I had my hair short a year ago because I wanted a job and I wanted a girlfriend. Businesses won't hire a person: they want a "fit." Girls are just... confusing. Praise God, I got a job at one of the few places where you can pretty much look as weird as you want as long as you wear a black collared shirt and long pants. I took a break from trying to impress churches and girls and I let my hair and beard grow out. I rationalize it as a sales strategy, but why do I even need to say that? I'm growing my hair out because I LOVE HAVING LONG HAIR! I enjoy my hairstyle, not as an accessory, but as an expression of my identity; not because I need it, but because it makes me happy.

If the Church wants to reach the lost, it's important that we show them that salvation, and really the heart of true Christianity, is not brought by conformity. Any fixing that's needed in our lives can only be done by God's power and grace.
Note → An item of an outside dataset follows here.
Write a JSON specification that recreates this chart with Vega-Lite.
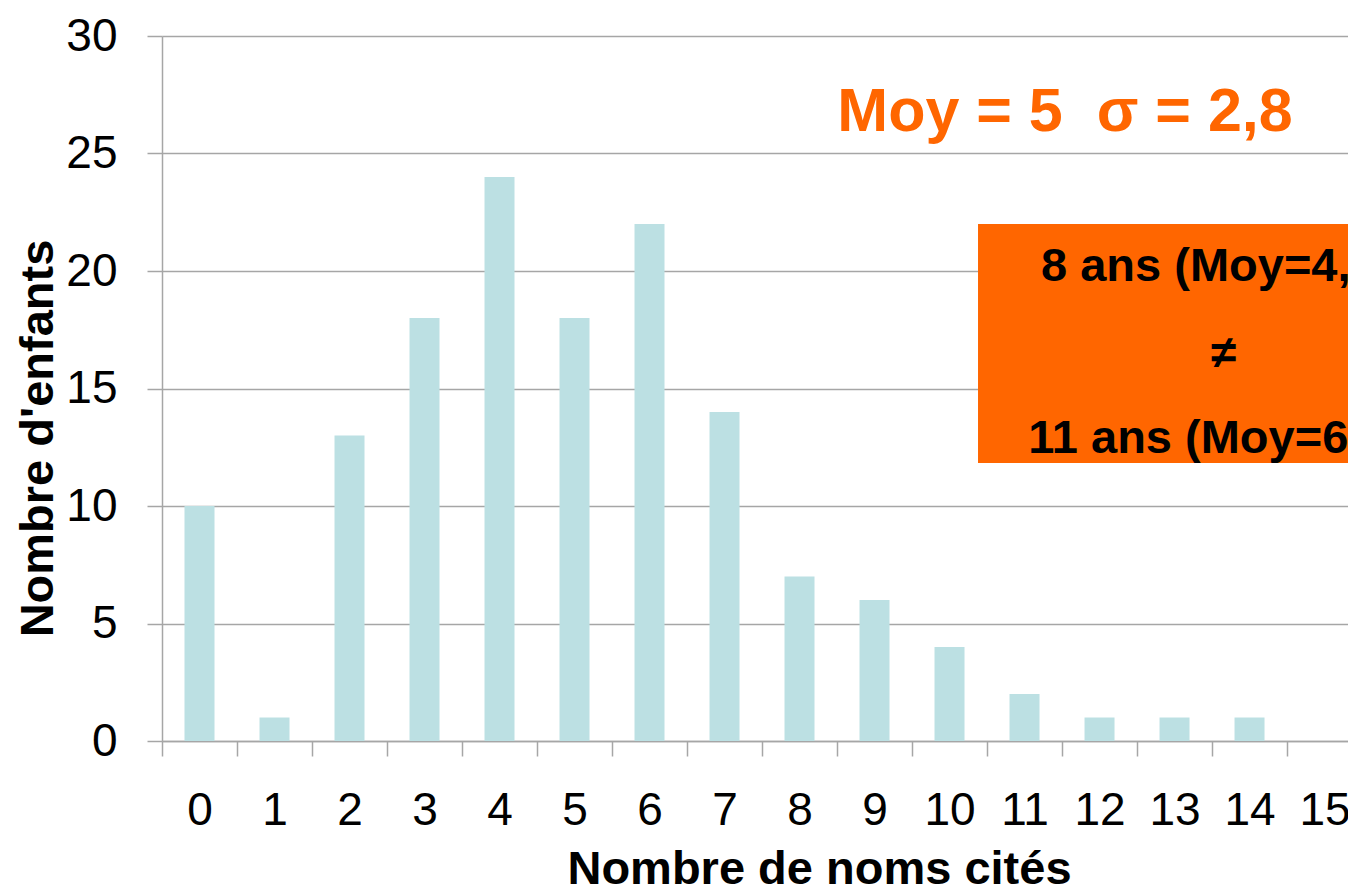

Altering ourselves before we approach the altar is essentially robbing God of the unique and beautiful individuals he created and desires. If we don't love ourselves the way God made us, how in the world can we love others the way God created them?

I want a church filled with sinners. I want drunks, smokers, druggies, gamblers, and cussers. I want people in my church who are far too imperfect to ever think that they've done anything to earn their salvation. That way, no other explanation can be given for the hope we have except Christ. I dream of a church where people aren't uptight about sin because they're too excited about the love of God. I don't mind if we never get the little things right, as long as we're overwhelming our world with a staggering amount of love and making the miracle of the cross famous.